▶ **Given problem**: Take the lines of the data below from the very first through the line containing "const yTicks = [0, 50, 100, 150, 200, 250, 300];" and output them exactly, pictures excluded.

▶ **Provided material**:
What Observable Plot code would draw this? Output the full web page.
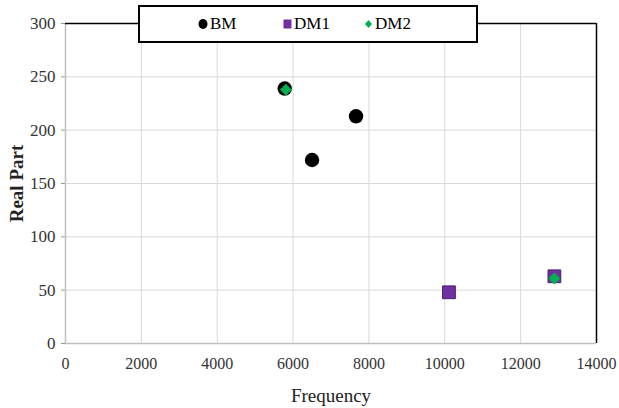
<!DOCTYPE html>
<html><head><meta charset="utf-8">
<script src="https://cdn.jsdelivr.net/npm/d3@7"></script>
<script src="https://cdn.jsdelivr.net/npm/@observablehq/plot@0.6"></script>
<style>
body{margin:0;background:#fff;}
#wrap{position:relative;width:619px;height:408px;font-family:"Liberation Serif","Times New Roman",serif;}
#legend{position:absolute;left:138px;top:5px;width:336px;height:34px;border:2px solid #000;background:#fff;box-sizing:content-box;font-size:17px;color:#000;}
#legend .item{position:absolute;top:7px;display:flex;align-items:center;gap:2px;}
</style>
</head><body>
<div id="wrap"><div id="chart"></div><div id="legend"></div></div>
<script>
const seriesNames = ["BM", "DM1", "DM2"];
const seriesColors = ["#000000", "#7030A0", "#00B050"];
const bmFreq = [5780, 6500, 7660];
const bmReal = [239, 172, 213];
const dm1Freq = [10110, 12890];
const dm1Real = [48, 63];
const dm2Freq = [5810, 12890];
const dm2Real = [238, 61];
const xTicks = [0, 2000, 4000, 6000, 8000, 10000, 12000, 14000];
const yTicks = [0, 50, 100, 150, 200, 250, 300];

const bm = bmFreq.map((f, i) => ({f, v: bmReal[i]}));
const dm1 = dm1Freq.map((f, i) => ({f, v: dm1Real[i]}));
const dm2 = dm2Freq.map((f, i) => ({f, v: dm2Real[i]}));
const serif = '"Liberation Serif","Times New Roman",serif';

const chart = Plot.plot({
  width: 619, height: 408,
  marginLeft: 65, marginRight: 23, marginTop: 23, marginBottom: 65,
  style: {fontFamily: serif, fontSize: "16px", color: "#333", background: "#fff"},
  x: {domain: [0, 14000], label: null},
  y: {domain: [0, 300], label: null},
  marks: [
    Plot.gridX({ticks: xTicks, stroke: "#d9d9d9", strokeOpacity: 1}),
    Plot.gridY({ticks: yTicks, stroke: "#d9d9d9", strokeOpacity: 1}),
    Plot.axisX({ticks: xTicks, tickSize: 0, tickPadding: 14, fontSize: 16, fontFamily: serif, tickFormat: d => String(d), label: "Frequency", labelArrow: "none", labelAnchor: "center", labelOffset: 58}),
    Plot.axisY({ticks: yTicks, tickSize: 4, tickPadding: 6, fontSize: 17, fontFamily: serif, stroke: "#999", label: "Real Part", labelArrow: "none", labelAnchor: "center", labelOffset: 56}),
    Plot.ruleX([0], {stroke: "#bfbfbf", strokeWidth: 1.5}),
    Plot.ruleY([0], {stroke: "#bfbfbf", strokeWidth: 1.5}),
    Plot.ruleY([300], {stroke: "#000", strokeWidth: 1.5}),
    Plot.ruleX([14000], {stroke: "#000", strokeWidth: 1.5}),
    Plot.dot(bm, {x: "f", y: "v", r: 7.2, symbol: "circle", fill: seriesColors[0], stroke: "none"}),
    Plot.dot(dm1, {x: "f", y: "v", r: 7.2, symbol: "square", fill: seriesColors[1], stroke: "#4a1f6e", strokeWidth: 1}),
    Plot.dot(dm2, {x: "f", y: "v", r: 5.4, symbol: "diamond2", fill: seriesColors[2], stroke: "none"})
  ]
});
document.getElementById("chart").appendChild(chart);
// force serif fonts and sizes on all svg text (inline styles)
chart.querySelectorAll("text").forEach(t => {
  t.style.fontFamily = serif;
  const g = t.closest("g[aria-label]");
  const lab = g ? g.getAttribute("aria-label") : "";
  if (lab.includes("label") && !lab.includes("tick")) {
    t.style.fontSize = "19px";
    t.style.fill = "#222";
    if (lab.startsWith("y")) t.style.fontWeight = "bold";
  } else if (lab.startsWith("y")) {
    t.style.fontSize = "17px";
  } else {
    t.style.fontSize = "16px";
  }
});

// legend
const legend = document.getElementById("legend");
const lx = [58, 143, 224];
const shapes = [
  '<svg width="10" height="12"><ellipse cx="5" cy="6" rx="4.5" ry="5" fill="' + seriesColors[0] + '"/></svg>',
  '<svg width="9" height="10"><rect x="0.5" y="0.5" width="8" height="9" fill="' + seriesColors[1] + '"/></svg>',
  '<svg width="9" height="10"><path d="M4.5 1 L8 5 L4.5 9 L1 5 Z" fill="' + seriesColors[2] + '"/></svg>'
];
seriesNames.forEach((n, i) => {
  const d = document.createElement("div");
  d.className = "item";
  d.style.left = lx[i] + "px";
  d.innerHTML = shapes[i] + "<span>" + n + "</span>";
  legend.appendChild(d);
});
</script>
</body></html>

▶ **Response**:
What Observable Plot code would draw this? Output the full web page.
<!DOCTYPE html>
<html><head><meta charset="utf-8">
<script src="https://cdn.jsdelivr.net/npm/d3@7"></script>
<script src="https://cdn.jsdelivr.net/npm/@observablehq/plot@0.6"></script>
<style>
body{margin:0;background:#fff;}
#wrap{position:relative;width:619px;height:408px;font-family:"Liberation Serif","Times New Roman",serif;}
#legend{position:absolute;left:138px;top:5px;width:336px;height:34px;border:2px solid #000;background:#fff;box-sizing:content-box;font-size:17px;color:#000;}
#legend .item{position:absolute;top:7px;display:flex;align-items:center;gap:2px;}
</style>
</head><body>
<div id="wrap"><div id="chart"></div><div id="legend"></div></div>
<script>
const seriesNames = ["BM", "DM1", "DM2"];
const seriesColors = ["#000000", "#7030A0", "#00B050"];
const bmFreq = [5780, 6500, 7660];
const bmReal = [239, 172, 213];
const dm1Freq = [10110, 12890];
const dm1Real = [48, 63];
const dm2Freq = [5810, 12890];
const dm2Real = [238, 61];
const xTicks = [0, 2000, 4000, 6000, 8000, 10000, 12000, 14000];
const yTicks = [0, 50, 100, 150, 200, 250, 300];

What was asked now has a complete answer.